◆ Task statement ◆
Report, as a bare number, how many lines hold "this".

◆ Available records ◆

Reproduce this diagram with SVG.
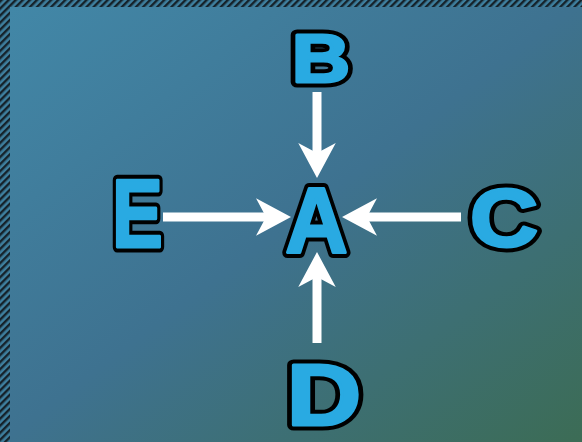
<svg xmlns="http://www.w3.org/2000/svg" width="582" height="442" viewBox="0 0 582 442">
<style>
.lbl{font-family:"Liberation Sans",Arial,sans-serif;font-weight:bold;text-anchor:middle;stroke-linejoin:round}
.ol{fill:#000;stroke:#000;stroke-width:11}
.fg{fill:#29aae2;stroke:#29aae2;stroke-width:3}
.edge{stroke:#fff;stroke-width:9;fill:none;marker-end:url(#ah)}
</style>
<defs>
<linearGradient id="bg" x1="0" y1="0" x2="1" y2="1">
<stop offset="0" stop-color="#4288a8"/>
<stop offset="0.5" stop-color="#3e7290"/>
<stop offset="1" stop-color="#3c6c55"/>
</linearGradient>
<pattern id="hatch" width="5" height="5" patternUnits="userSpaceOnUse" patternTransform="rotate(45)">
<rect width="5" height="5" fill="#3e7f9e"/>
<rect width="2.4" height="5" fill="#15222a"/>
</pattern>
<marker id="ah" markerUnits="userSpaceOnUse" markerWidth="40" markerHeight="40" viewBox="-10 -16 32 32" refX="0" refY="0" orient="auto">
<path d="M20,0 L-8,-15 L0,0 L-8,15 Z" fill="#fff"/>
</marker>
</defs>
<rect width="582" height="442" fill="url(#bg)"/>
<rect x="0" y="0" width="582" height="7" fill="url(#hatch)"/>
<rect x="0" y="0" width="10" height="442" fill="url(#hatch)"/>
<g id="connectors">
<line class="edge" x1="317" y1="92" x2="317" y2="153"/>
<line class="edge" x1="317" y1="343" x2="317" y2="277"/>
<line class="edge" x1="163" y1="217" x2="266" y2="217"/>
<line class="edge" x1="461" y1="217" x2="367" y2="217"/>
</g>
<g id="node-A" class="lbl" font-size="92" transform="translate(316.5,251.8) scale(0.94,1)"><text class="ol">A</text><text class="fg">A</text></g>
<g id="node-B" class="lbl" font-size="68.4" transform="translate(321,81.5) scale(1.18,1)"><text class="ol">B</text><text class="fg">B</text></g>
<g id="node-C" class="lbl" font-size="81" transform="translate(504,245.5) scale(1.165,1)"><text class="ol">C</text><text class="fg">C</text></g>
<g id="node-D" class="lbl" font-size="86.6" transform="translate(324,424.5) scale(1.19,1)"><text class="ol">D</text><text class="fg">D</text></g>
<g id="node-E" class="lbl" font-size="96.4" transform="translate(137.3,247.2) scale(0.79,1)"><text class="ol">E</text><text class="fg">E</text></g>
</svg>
--
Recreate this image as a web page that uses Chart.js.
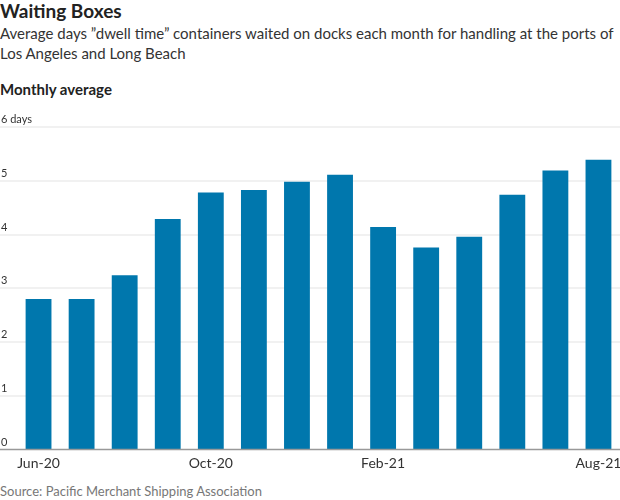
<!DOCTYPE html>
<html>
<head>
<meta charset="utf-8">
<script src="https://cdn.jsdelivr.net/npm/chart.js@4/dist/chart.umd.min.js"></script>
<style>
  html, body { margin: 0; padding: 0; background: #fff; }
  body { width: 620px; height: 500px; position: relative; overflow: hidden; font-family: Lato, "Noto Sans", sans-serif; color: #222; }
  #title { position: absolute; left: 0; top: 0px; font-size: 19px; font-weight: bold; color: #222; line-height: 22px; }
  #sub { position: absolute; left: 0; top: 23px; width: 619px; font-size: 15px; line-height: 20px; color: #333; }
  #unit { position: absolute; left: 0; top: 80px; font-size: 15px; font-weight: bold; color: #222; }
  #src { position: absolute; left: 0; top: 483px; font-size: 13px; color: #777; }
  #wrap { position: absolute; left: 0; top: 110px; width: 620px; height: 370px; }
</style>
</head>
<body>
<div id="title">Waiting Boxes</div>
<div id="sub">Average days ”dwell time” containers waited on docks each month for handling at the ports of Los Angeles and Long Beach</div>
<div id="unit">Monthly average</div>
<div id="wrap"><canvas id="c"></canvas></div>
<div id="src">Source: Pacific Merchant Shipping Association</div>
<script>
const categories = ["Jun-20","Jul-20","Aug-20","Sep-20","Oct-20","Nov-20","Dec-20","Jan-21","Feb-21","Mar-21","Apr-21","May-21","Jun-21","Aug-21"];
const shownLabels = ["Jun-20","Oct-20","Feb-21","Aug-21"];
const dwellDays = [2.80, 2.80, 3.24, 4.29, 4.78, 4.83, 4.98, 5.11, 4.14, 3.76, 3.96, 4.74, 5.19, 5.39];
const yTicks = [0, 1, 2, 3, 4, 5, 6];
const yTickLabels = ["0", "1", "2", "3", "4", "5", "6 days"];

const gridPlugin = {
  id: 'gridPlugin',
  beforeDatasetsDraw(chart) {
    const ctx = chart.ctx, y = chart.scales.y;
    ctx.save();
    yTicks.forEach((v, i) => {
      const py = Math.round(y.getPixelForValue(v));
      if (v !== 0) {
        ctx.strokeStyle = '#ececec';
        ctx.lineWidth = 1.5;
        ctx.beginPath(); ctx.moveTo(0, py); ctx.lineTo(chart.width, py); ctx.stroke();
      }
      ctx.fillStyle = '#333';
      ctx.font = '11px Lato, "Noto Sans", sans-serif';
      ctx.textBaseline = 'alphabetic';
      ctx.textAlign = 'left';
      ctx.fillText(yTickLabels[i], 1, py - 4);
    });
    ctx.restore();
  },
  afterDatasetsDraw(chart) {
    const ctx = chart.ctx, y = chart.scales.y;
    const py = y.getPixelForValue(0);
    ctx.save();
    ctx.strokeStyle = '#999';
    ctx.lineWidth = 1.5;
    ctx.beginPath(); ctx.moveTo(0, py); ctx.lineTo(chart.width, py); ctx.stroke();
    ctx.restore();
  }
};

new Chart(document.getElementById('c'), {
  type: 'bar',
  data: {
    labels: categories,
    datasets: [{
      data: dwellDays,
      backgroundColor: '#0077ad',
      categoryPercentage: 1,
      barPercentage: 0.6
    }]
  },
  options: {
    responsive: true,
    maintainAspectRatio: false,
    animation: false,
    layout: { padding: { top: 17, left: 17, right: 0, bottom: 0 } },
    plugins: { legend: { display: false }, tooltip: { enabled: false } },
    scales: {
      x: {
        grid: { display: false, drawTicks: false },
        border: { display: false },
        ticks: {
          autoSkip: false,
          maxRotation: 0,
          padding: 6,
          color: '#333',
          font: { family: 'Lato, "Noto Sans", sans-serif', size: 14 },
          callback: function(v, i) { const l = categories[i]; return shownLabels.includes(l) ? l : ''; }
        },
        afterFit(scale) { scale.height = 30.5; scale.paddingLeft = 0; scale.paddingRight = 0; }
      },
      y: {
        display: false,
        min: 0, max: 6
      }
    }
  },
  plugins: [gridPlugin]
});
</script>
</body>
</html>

◆ Written solution ◆
2